For a number of years in the environmental world, we’ve been able to talk about the public commitments companies are making – and achieving – with respect to impacts like greenhouse gas emissions and water usage. Lately, companies have begun to publicly discuss goals related to safer products, recognizing that safer chemicals are part of the sustainability conversation.
For example, in the food sector, companies have cracked opened the proverbial “kitchen door” and started to share with consumers what is not in their products. This glimpse into the food-making process comes in the form of public commitments made by more than 10 major food manufacturers and restaurants in 2015 alone to eliminate or reduce artificial colors and flavors. Similar activity is occurring elsewhere, like the electronics sector and personal care sector.
But, what is leadership when it comes to public commitments? Today, we tackle this question as part of our series on the leadership pillars for safer chemicals in the marketplace. In a nutshell, leadership on public commitment goes beyond a one-time publication of goals; it requires a company to make frequent, transparent communication about its safer chemicals journey. Three key actions companies can and should take:
- Publish a corporate chemicals policy
- Share progress and
- Communicate the process
Of course, going public has its challenges, such as opening the door to criticism. But, good things happen as well when a company goes public with its goals and journey.

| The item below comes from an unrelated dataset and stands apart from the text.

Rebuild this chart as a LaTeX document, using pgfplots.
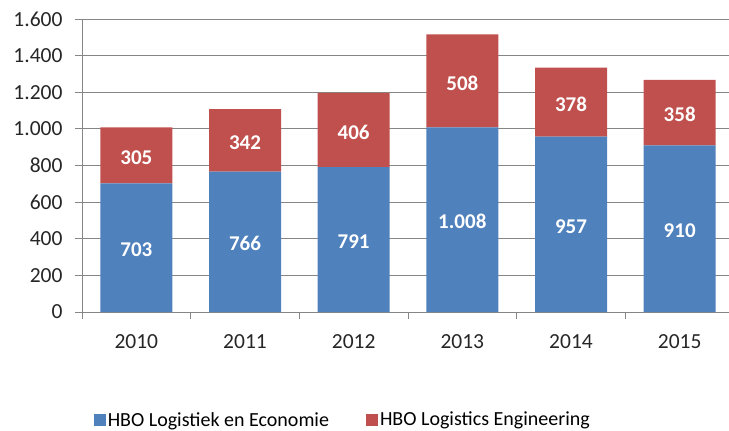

A company can rally its supporters inside the company and supply chain. It can find new allies in the media, business, and non-profit worlds. It can build consumer confidence in its brand. Finally, being open about goals and the subsequent journey helps a company succeed in its quest to meet those goals.
Today we've updated our Behind the Label website to delve further into the elements of leadership on public commitment and the associated hurdles and opportunities.
In addition to outlining what leadership on public commitment means, we've started tracking the commitments some companies are making, so those newer to the process have a sense of where to get started. We're beginning with the food sector, where grocers, restaurants and food manufacturers have become increasingly vocal about the food additives they are eliminating.